According to Body and Soul, Australian women are spending a pretty penny to stay pretty, in spite of global financial uncertainty and tight budgets here at home. What accounts for their spending hard-earned dollars on cosmetics and elective cosmetic procedures? Women want—some would say need—to look vibrant at home and at work.

A smooth complexion, taut skin, and features that pop help them achieve their goal.

The emotional benefits of looking youthful are just as important as the personal and professional ones. Splurging on a cosmetic purchase or procedure delivers fast and immediate gratification, despite the economic impact. “We see people making economically irrational decisions to lift their mood,” Jaime Cassavechia of the entertainment PR firm Susan Blond Inc. told Forbes Magazine.

Despite cutting back on pedicures and making other bottom-line-focused sacrifices in her own beauty regime, Cassavechia admits that she herself still indulges in the occasional splurge. “I did splurge on a MAC lipstick and gloss at Henri Bendel,” she told Forbes, “but in my business you have to feel confident and look fabulous.”

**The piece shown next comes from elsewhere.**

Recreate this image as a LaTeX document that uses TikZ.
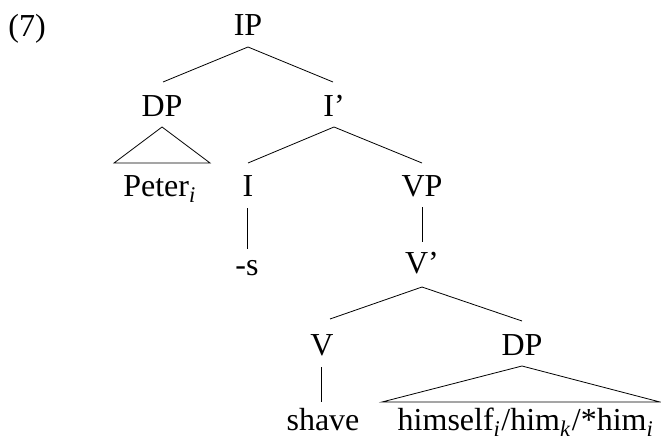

It’s a phenomenon some call “The Lipstick Effect” 

The Lipstick Effect

The Lipstick Effect traces its origins back to the 1930’s and America’s Great Depression. It says, in essence:

“…when facing an economic crisis consumers will be more willing to buy less costly luxury goods.  Instead of buying expensive fur coats, for example, people will buy expensive lipstick.”  Wikipedia

Cosmetics offer immediate gratification and a brush with luxury, yet are available at an accessible price. In the book The Over-Spent Americans, author Juliet Shore notes that during hard times, consumer’s purchase higher-priced, more prestigious and branded lipsticks, notably Chanel. This is in contrast to less visible beauty products, such as foundation, which are applied in the privacy of a woman’s bathroom.

Traditional Not Trendy Drives Sales

As for bigger-ticket items like in-office cosmetic treatments and procedures, money-conscious consumers are choosing traditional over trendy. Instead of flocking to the “it” treatment of the moment – plasma facials, goldfish pedicures, bat guano peels – Australian women are staying with traditional cosmetic enhancement procedures, including breast augmentation, laser facial rejuvenation, face lifts, and other doctor-assisted procedures.

These procedures provide excellent outcomes and lasting benefits, making the cost well worth the reward.

On the other hand, it may just be that women love lipstick. In 2009, The Economist reported that data collected by the market research group Kline & Company showed lipstick sales sometimes increase during times of economic distress, but have also been known to grow during periods of prosperity. In other words, there is no clear correlation.